What you should do:
Which lines include the word "drawn"? Copy each of them.

BEGIN

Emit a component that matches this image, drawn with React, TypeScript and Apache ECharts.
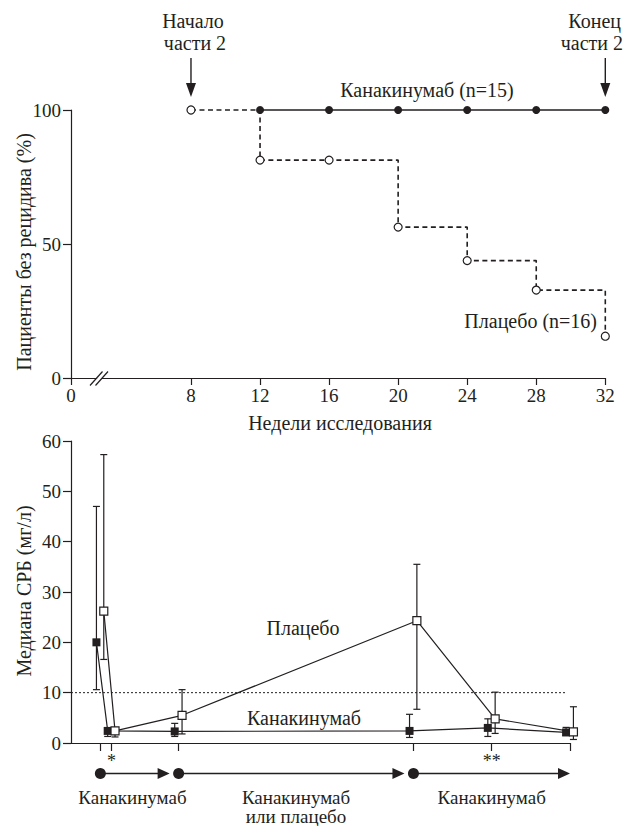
import React, { useEffect, useRef } from "react";
import * as echarts from "echarts";

// ---- Top panel: relapse-free patients (Kaplan–Meier), weeks of study ----
const kmWeeks = [8, 12, 16, 20, 24, 28, 32];
const kmPlacebo = [100, 81.3, 81.3, 56.3, 43.8, 32.8, 15.6];
const kmCanaWeeks = [12, 16, 20, 24, 28, 32];
const kmCana = [100, 100, 100, 100, 100, 100];
const kmXTicks = [8, 12, 16, 20, 24, 28, 32];
const kmAxisStart = 1.05; // broken axis: drawn position of "0"

// ---- Bottom panel: median CRP (mg/l) ----
const crpWeeks = [0, 1.15, 8, 32, 40, 48];
const crpCana = [20, 2.4, 2.3, 2.4, 3.0, 2.1];
const crpCanaLow = [10.6, 1.3, 1.3, 1.1, 1.3, 1.5];
const crpCanaHigh = [47, 3.0, 3.9, 5.7, 4.8, 3.1];
const crpPlacebo = [26.2, 2.4, 5.5, 24.3, 4.8, 2.2];
const crpPlaceboLow = [16.6, 1.2, 1.8, 6.7, 1.9, 0.7];
const crpPlaceboHigh = [57.3, 3.0, 10.6, 35.5, 10.1, 7.2];
const crpThreshold = 10;
const crpThresholdEnd = 47.5;
const phaseStarts = [0, 8, 32];
const phaseEnd = 48;
const phaseLabels = [["Канакинумаб"], ["Канакинумаб", "или плацебо"], ["Канакинумаб"]];
const starWeeks = [1.15, 40];
const starLabels = ["*", "**"];

const INK = "#231f20";
const FONT = "Times New Roman";
const OFF_CANA = -0.4;
const OFF_PLAC = 0.35;

function errorBars(xs: number[], lo: number[], hi: number[], off: number) {
  return {
    type: "custom",
    xAxisIndex: 1,
    yAxisIndex: 1,
    clip: false,
    z: 1,
    silent: true,
    encode: { x: 0, y: [1, 2] },
    data: xs.map((w, i) => [w + off, lo[i], hi[i]]),
    renderItem: (_params: any, api: any) => {
      const x = api.value(0);
      const p1 = api.coord([x, api.value(1)]);
      const p2 = api.coord([x, api.value(2)]);
      const cap = 3.5;
      const st = { stroke: INK, lineWidth: 1.2 };
      return {
        type: "group",
        children: [
          { type: "line", shape: { x1: p1[0], y1: p1[1], x2: p2[0], y2: p2[1] }, style: st },
          { type: "line", shape: { x1: p1[0] - cap, y1: p1[1], x2: p1[0] + cap, y2: p1[1] }, style: st },
          { type: "line", shape: { x1: p2[0] - cap, y1: p2[1], x2: p2[0] + cap, y2: p2[1] }, style: st },
        ],
      };
    },
  };
}

export default function App() {
  const ref = useRef<HTMLDivElement>(null);

  useEffect(() => {
    if (!ref.current) return;
    const chart = echarts.init(ref.current, undefined, { renderer: "svg" });
    const axisLine = { show: true, onZero: false, lineStyle: { color: INK, width: 1.2 } };
    const tickStyle = { color: INK, width: 1.2 };
    const labelStyle = { color: INK, fontFamily: FONT, fontSize: 19 };

    chart.setOption({
      animation: false,
      textStyle: { fontFamily: FONT },
      grid: [
        { left: 71, top: 110, width: 534.3, height: 268 },
        { left: 71, top: 441, width: 499, height: 302 },
      ],
      xAxis: [
        {
          gridIndex: 0,
          type: "value",
          min: kmAxisStart,
          max: 32,
          axisLine,
          axisTick: { show: true, customValues: [kmAxisStart, ...kmXTicks], length: 7, lineStyle: tickStyle },
          axisLabel: {
            ...labelStyle,
            customValues: [kmAxisStart, ...kmXTicks],
            margin: 8,
            formatter: (v: number) => (Math.abs(v - kmAxisStart) < 1e-6 ? "0" : String(v)),
          },
          splitLine: { show: false },
        },
        {
          gridIndex: 1,
          type: "value",
          min: -3,
          max: 48,
          axisLine,
          axisTick: { show: true, customValues: crpWeeks, length: 8, lineStyle: tickStyle },
          axisLabel: { show: false },
          splitLine: { show: false },
        },
      ],
      yAxis: [
        {
          gridIndex: 0,
          type: "value",
          min: 0,
          max: 100,
          interval: 50,
          axisLine,
          axisTick: { show: true, length: 8, lineStyle: tickStyle },
          axisLabel: { ...labelStyle, margin: 10 },
          splitLine: { show: false },
        },
        {
          gridIndex: 1,
          type: "value",
          min: 0,
          max: 60,
          interval: 10,
          axisLine,
          axisTick: { show: true, length: 8, lineStyle: tickStyle },
          axisLabel: { ...labelStyle, margin: 10 },
          splitLine: { show: false },
        },
      ],
      series: [
        {
          name: "Плацебо (n=16)",
          type: "line",
          xAxisIndex: 0,
          yAxisIndex: 0,
          step: "end",
          data: kmWeeks.map((w, i) => [w, kmPlacebo[i]]),
          symbol: "circle",
          symbolSize: 8,
          itemStyle: { color: "#ffffff", borderColor: INK, borderWidth: 1.2 },
          lineStyle: { color: INK, width: 1.6, type: [5, 3.5] },
          clip: false,
          z: 3,
        },
        {
          name: "Канакинумаб (n=15)",
          type: "line",
          xAxisIndex: 0,
          yAxisIndex: 0,
          data: kmCanaWeeks.map((w, i) => [w, kmCana[i]]),
          symbol: "circle",
          symbolSize: 8,
          itemStyle: { color: INK },
          lineStyle: { color: INK, width: 1.4 },
          clip: false,
          z: 4,
        },
        {
          name: "Порог",
          type: "line",
          xAxisIndex: 1,
          yAxisIndex: 1,
          data: [
            [-3, crpThreshold],
            [crpThresholdEnd, crpThreshold],
          ],
          symbol: "none",
          lineStyle: { color: INK, width: 1, type: [2, 2] },
          z: 0,
          silent: true,
        },
        errorBars(crpWeeks, crpCanaLow, crpCanaHigh, OFF_CANA),
        errorBars(crpWeeks, crpPlaceboLow, crpPlaceboHigh, OFF_PLAC),
        {
          name: "Канакинумаб",
          type: "line",
          xAxisIndex: 1,
          yAxisIndex: 1,
          data: crpWeeks.map((w, i) => [w + OFF_CANA, crpCana[i]]),
          symbol: "rect",
          symbolSize: 8,
          itemStyle: { color: INK },
          lineStyle: { color: INK, width: 1.2 },
          clip: false,
          z: 3,
        },
        {
          name: "Плацебо",
          type: "line",
          xAxisIndex: 1,
          yAxisIndex: 1,
          data: crpWeeks.map((w, i) => [w + OFF_PLAC, crpPlacebo[i]]),
          symbol: "rect",
          symbolSize: 8,
          itemStyle: { color: "#ffffff", borderColor: INK, borderWidth: 1.2 },
          lineStyle: { color: INK, width: 1.2 },
          clip: false,
          z: 4,
        },
      ],
    });

    // annotations positioned through the axes
    const px0 = (w: number) => chart.convertToPixel({ xAxisIndex: 0 }, w) as number;
    const px1 = (w: number) => chart.convertToPixel({ xAxisIndex: 1 }, w) as number;
    const txt = (x: number, y: number, text: string, extra: any = {}) => ({
      type: "text",
      x,
      y,
      silent: true,
      style: {
        text,
        fill: INK,
        fontFamily: FONT,
        fontSize: 20,
        align: "center",
        verticalAlign: "middle",
        ...(extra.style || {}),
      },
      ...(extra.props || {}),
    });
    const downArrow = (x: number) => [
      { type: "line", shape: { x1: x, y1: 58, x2: x, y2: 86 }, style: { stroke: INK, lineWidth: 1.4 } },
      {
        type: "polygon",
        shape: { points: [[x - 5, 83], [x + 5, 83], [x, 97]] },
        style: { fill: INK },
      },
    ];

    const graphics: any[] = [];
    // top panel labels
    graphics.push(txt(px0(8) + 2, 21, "Начало"));
    graphics.push(txt(px0(8) + 4, 43, "части 2"));
    graphics.push(txt(621, 21, "Конец", { style: { align: "right" } }));
    graphics.push(txt(623, 43, "части 2", { style: { align: "right" } }));
    graphics.push(...downArrow(px0(8)), ...downArrow(px0(32)));
    graphics.push(txt(427, 90, "Канакинумаб (n=15)"));
    graphics.push(txt(597, 321, "Плацебо (n=16)", { style: { align: "right" } }));
    graphics.push(txt(340, 423, "Недели исследования"));
    graphics.push(txt(24, 252, "Пациенты без рецидива (%)", { props: { rotation: Math.PI / 2 } }));
    // axis break
    graphics.push({
      type: "polygon",
      shape: { points: [[91, 385], [95.5, 385], [108.5, 371], [104, 371]] },
      style: { fill: "#ffffff" },
      z: 100,
    });
    graphics.push({
      type: "line",
      shape: { x1: 90, y1: 385.5, x2: 102.5, y2: 371.5 },
      style: { stroke: INK, lineWidth: 1.2 },
      z: 101,
    });
    graphics.push({
      type: "line",
      shape: { x1: 95.5, y1: 385.5, x2: 108, y2: 371.5 },
      style: { stroke: INK, lineWidth: 1.2 },
      z: 101,
    });

    // bottom panel labels
    graphics.push(txt(24, 591, "Медиана СРБ (мг/л)", { props: { rotation: Math.PI / 2 } }));
    graphics.push(txt(303, 628, "Плацебо"));
    graphics.push(txt(304, 718, "Канакинумаб"));
    starWeeks.forEach((w, i) =>
      graphics.push(txt(px1(w), 761, starLabels[i], { style: { fontSize: 18 } }))
    );
    // treatment phases timeline
    const yT = 773.5;
    phaseStarts.forEach((w, i) => {
      const xs = px1(w);
      const xe = i < phaseStarts.length - 1 ? px1(phaseStarts[i + 1]) - 9 : px1(phaseEnd);
      graphics.push({ type: "line", shape: { x1: xs, y1: yT, x2: xe - 10, y2: yT }, style: { stroke: INK, lineWidth: 1.4 } });
      graphics.push({ type: "polygon", shape: { points: [[xe - 12, yT - 5.5], [xe - 12, yT + 5.5], [xe, yT]] }, style: { fill: INK } });
      graphics.push({ type: "circle", shape: { cx: xs, cy: yT, r: 5.5 }, style: { fill: INK } });
      const xc = i < phaseStarts.length - 1 ? (xs + px1(phaseStarts[i + 1])) / 2 : (xs + px1(phaseEnd)) / 2;
      phaseLabels[i].forEach((t, k) =>
        graphics.push(txt(xc + (i === 0 ? -7 : 0), 797 + k * 19.5, t, { style: { fontSize: 19 } }))
      );
    });

    chart.setOption({ graphic: graphics });

    return () => chart.dispose();
  }, []);

  return (
    <div
      ref={ref}
      style={{ position: "absolute", left: 0, top: 0, width: 623, height: 826, fontFamily: FONT }}
    />
  );
}
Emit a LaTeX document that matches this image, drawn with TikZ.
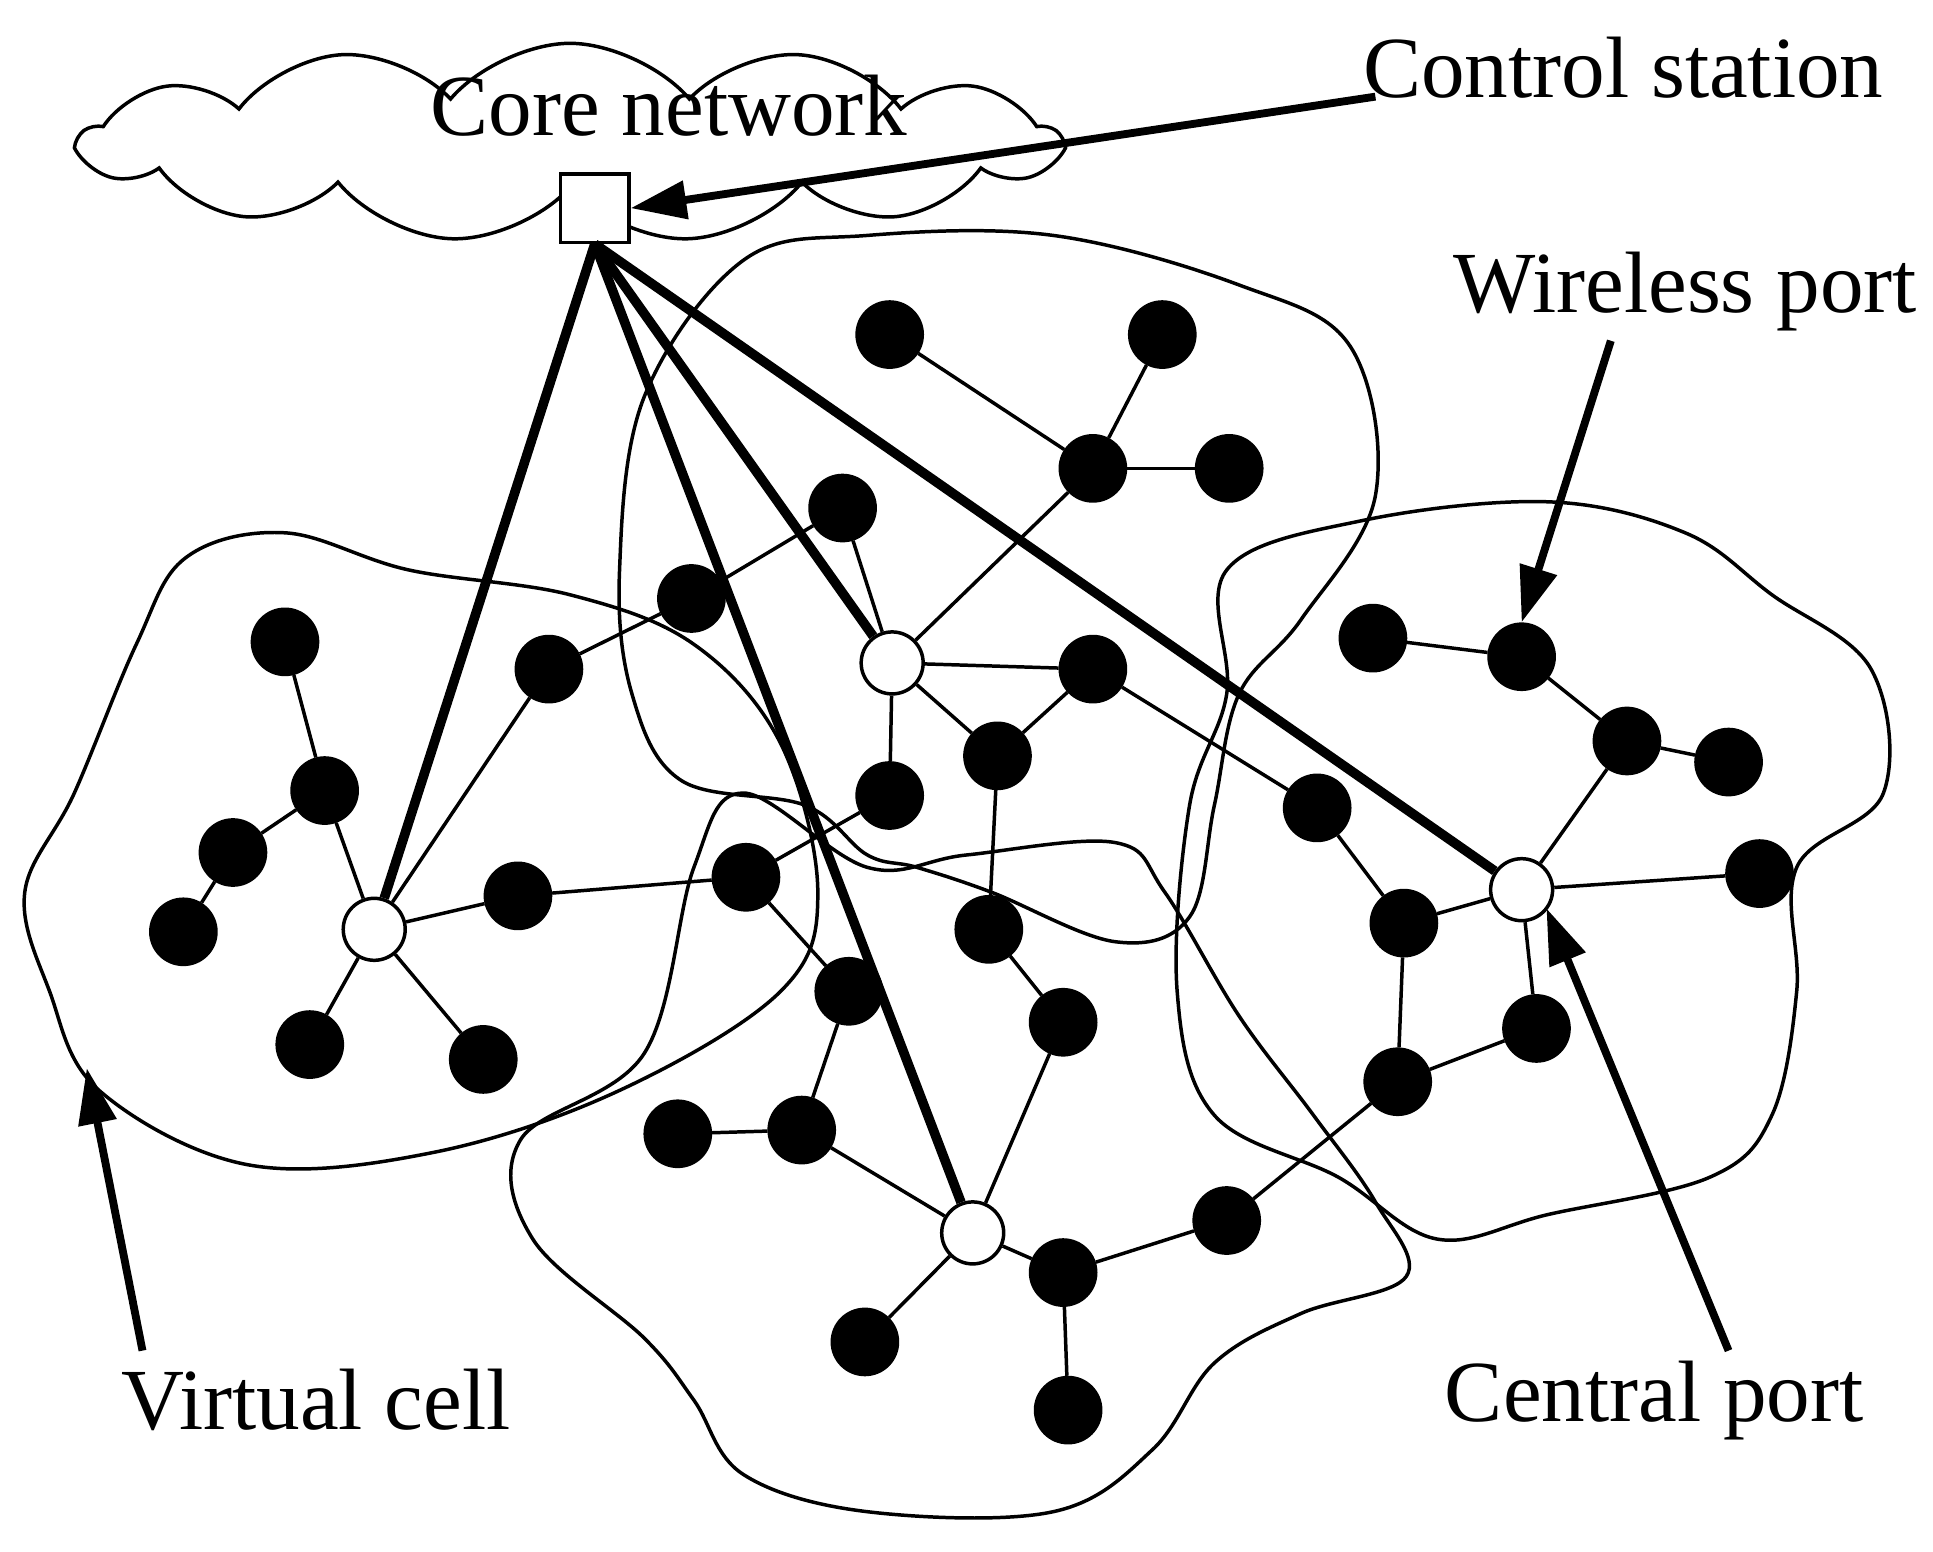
\documentclass[tikz,border=0pt]{standalone}
\usepackage{fontspec}
\setmainfont{Liberation Serif}
\usetikzlibrary{arrows.meta, shapes.symbols}

\begin{document}
\begin{tikzpicture}[
    x=0.01cm, y=-0.01cm,
    port/.style={circle, draw, fill=black, minimum size=0.54cm, inner sep=0pt},
    central/.style={circle, draw, thick, fill=white, minimum size=0.5cm, inner sep=0pt},
    label text/.style={font=\fontsize{20}{24}\selectfont},
    link/.style={thick},
    trunk/.style={line width=2.2pt},
    pointer/.style={-{Triangle[length=0.45cm, width=0.3cm]}, line width=1.8pt},
    cell/.style={thick}]
\useasboundingbox (0,0) rectangle (1560,1252);

% core network cloud
\node[cloud, draw, thick, cloud puffs=13, cloud puff arc=100, aspect=4.8,
      minimum width=7.9cm, minimum height=1.6cm] (cloud) at (460,115) {};
\node[label text] (core) at (540,85) {Core network};
\node[draw, thick, fill=white, minimum size=0.55cm, inner sep=0pt] (station) at (480,168) {};

% virtual cells
\draw[cell] plot[smooth cycle, tension=0.6] coordinates {(20,720) (60,640) (110,520) (150,450) (230,430) (330,460) (460,480) (560,520) (630,600) (660,720) (630,800) (500,880) (350,930) (200,940) (80,880) (40,800)};
\draw[cell] plot[smooth cycle, tension=0.6] coordinates {(520,320) (600,210) (700,190) (850,190) (1000,230) (1090,280) (1110,400) (1050,500) (1000,560) (980,650) (960,740) (900,760) (800,720) (740,700) (700,690) (650,650) (550,630) (510,560) (500,460)};
\draw[cell] plot[smooth cycle, tension=0.6] coordinates {(990,460) (1100,420) (1250,405) (1360,430) (1430,480) (1510,540) (1520,640) (1450,700) (1450,800) (1430,900) (1380,950) (1250,980) (1160,1000) (1080,950) (980,900) (950,800) (960,650) (990,560)};
\draw[cell] plot[smooth cycle, tension=0.6] coordinates {(420,920) (520,850) (560,700) (600,640) (700,700) (780,690) (900,680) (940,720) (1000,820) (1060,900) (1110,970) (1135,1030) (1050,1060) (980,1100) (930,1170) (850,1220) (700,1220) (600,1190) (560,1130) (520,1080) (430,1000)};

% central ports
\node[central] (c1) at (302,750) {};
\node[central] (c2) at (720,535) {};
\node[central] (c3) at (1228,718) {};
\node[central] (c4) at (785,995) {};

% wireless ports
\foreach \n/\x/\y in {a1/230/518, a2/262/638, a3/188/688, a4/148/752, a5/250/843, a6/390/855, a7/443/540, a8/418/723,
    b1/718/270, b2/938/270, b3/882/378, b4/992/378, b5/680/410, b6/558/483, b7/882/540, b8/805/610, b9/718/642, b10/602/708,
    r1/1108/515, r2/1228/530, r3/1313/598, r4/1395/615, r5/1420/705, r6/1063/652, r7/1133/745, r8/1240/830, r9/1128/873,
    d1/798/750, d2/685/800, d3/858/825, d4/547/915, d5/647/912, d6/858/1027, d7/990/985, d8/698/1083, d9/862/1138}
  \node[port] (\n) at (\x,\y) {};

% links
\foreach \p/\q in {a1/a2, a2/a3, a3/a4, a2/c1, c1/a5, c1/a6, c1/a7, c1/a8, a8/b10, a7/b6, b6/b5, b5/c2,
    b1/b3, b2/b3, b3/b4, b3/c2, c2/b7, c2/b8, b7/b8, c2/b9, b9/b10, b10/d2, b7/r6,
    r6/r7, r7/c3, r1/r2, r2/r3, r3/r4, r3/c3, c3/r5, c3/r8, r7/r9, r9/r8, r9/d7,
    d7/d6, d6/c4, d6/d9, c4/d8, c4/d5, d5/d4, d5/d2, d1/b8, d1/d3, d3/c4}
  \draw[link] (\p) -- (\q);

% trunks to the control station
\foreach \c in {c1, c4, c2, c3}
  \draw[trunk] (station.south) -- (\c);

% labels
\node[label text] (cs) at (1310,55) {Control station};
\node[label text] (wp) at (1360,235) {Wireless port};
\node[label text] (cp) at (1335,1130) {Central port};
\node[label text] (vc) at (255,1130) {Virtual cell};
\coordinate (csp) at (1110,78);
\coordinate (wpp) at (1300,275);
\coordinate (cpp) at (1395,1090);
\coordinate (vcp) at (115,1090);
\draw[pointer] (csp) -- (station.east);
\draw[pointer] (wpp) -- (r2.north);
\draw[pointer] (cpp) -- ([shift={(20,15)}]c3.center);
\draw[pointer] (vcp) -- (70,862);
\end{tikzpicture}
\end{document}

END

Exercise answer:
Emit a component that matches this image, drawn with React, TypeScript and Apache ECharts.
const kmAxisStart = 1.05; // broken axis: drawn position of "0"
Emit a LaTeX document that matches this image, drawn with TikZ.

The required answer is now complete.